OK, I'm exhausted. This whole week of planning my big kid's birthday party has worn me down to a frazzle. So tonight, devoted blog readers, you get ONLY 15 minutes. And don't even try to start crying when that runs out. It will get you nowhere.

David Hooper, a guy I like to read, sent out a list of "Top 10 Mistakes Bands and Musicians Make." Who doesn't love Top 10 lists?

Here's the one that really cracked me up: Mistake #5, "Laying Everything On the Table"

You're a rockstar. Keep that fantasy. Don't tell people how broke you are, that you're still living with your mother, or anything else that breaks the image of you fans have in their minds.

One of the reasons people like music is because they have the opportunity to live vicariously through the people they are listening to. When you are on stage, they're up there with you. When you're on the road in your tour bus, they're riding shotgun. Don't take that away.

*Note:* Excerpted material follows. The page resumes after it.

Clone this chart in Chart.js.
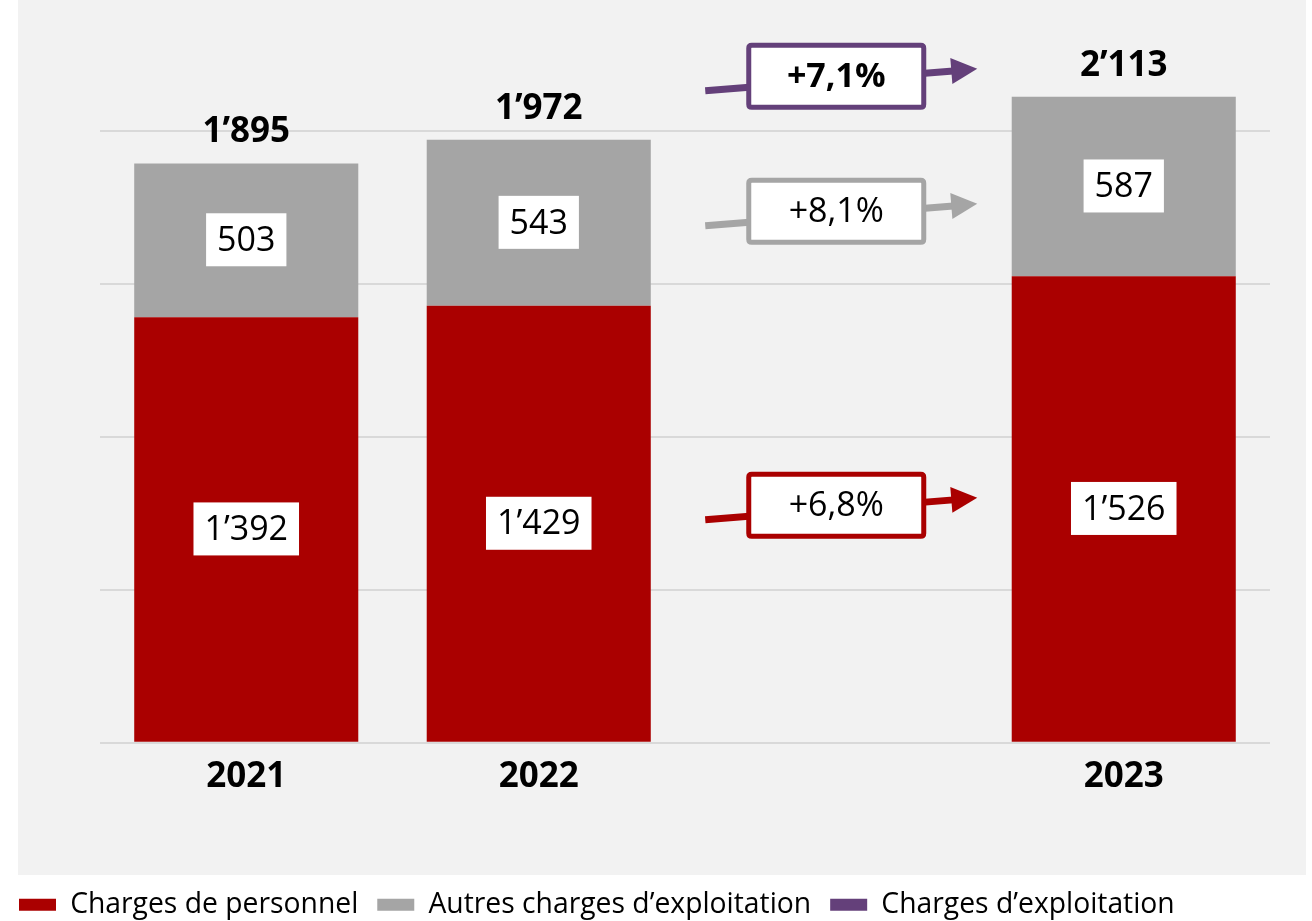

Give them insight into your life and what it's like in your world. However, be selective with the details. Always remember, you're selling music, but you're also selling a persona.

Oops!

What the hell am I supposed to do with that one? Not let anyone know that I have two kids, that I spend a lot of time folding laundry, that I have virtually hundreds of CDs in my closet that I have no compunction about begging folks to buy? Although if Hooper says it, it must be true, so I've decided to create a new persona for myself. Instead of the sleep-deprived mom, I'm going to go for a more classic rock star path, the road-worn drug addict.

Help me out, willya?

Anyone wondering why I don't play out much around town? It's because I've been in rehab.

Want to know why I haven't gotten the attention I deserve from the industry? It's because my personal recklessness has made me too risky for the pros to deal with.

If anyone needs a reason to tell all of their friends about me and why I'm deserve a cult following, just pass on the lore about my wild side, the glam parties, the debauchery, the lengthy binges. It wouldn't be stretching the truth too much to talk about my house being trashed (don't mention the toys and Cheerios, of course), the high drama environment (spilt sippy cups and all), all-nighters (did someone say "breastmilk"?!!), and too much time on the road. It's all me. Forget about attachment parenting, trying to sneak pureed veggies into my kids' food, and spending an entire year shopping for the right Kindergarten--please just make up something negligent involving my kids, like dangling them over a balcony rail or driving around with no car seats. Better yet, say that I have four nannies and haven't even seen my kids since they were born. The fans LOVE that stuff!

Then, please send anyone you can find to CDBaby to buy my CD. Rehab's expensive!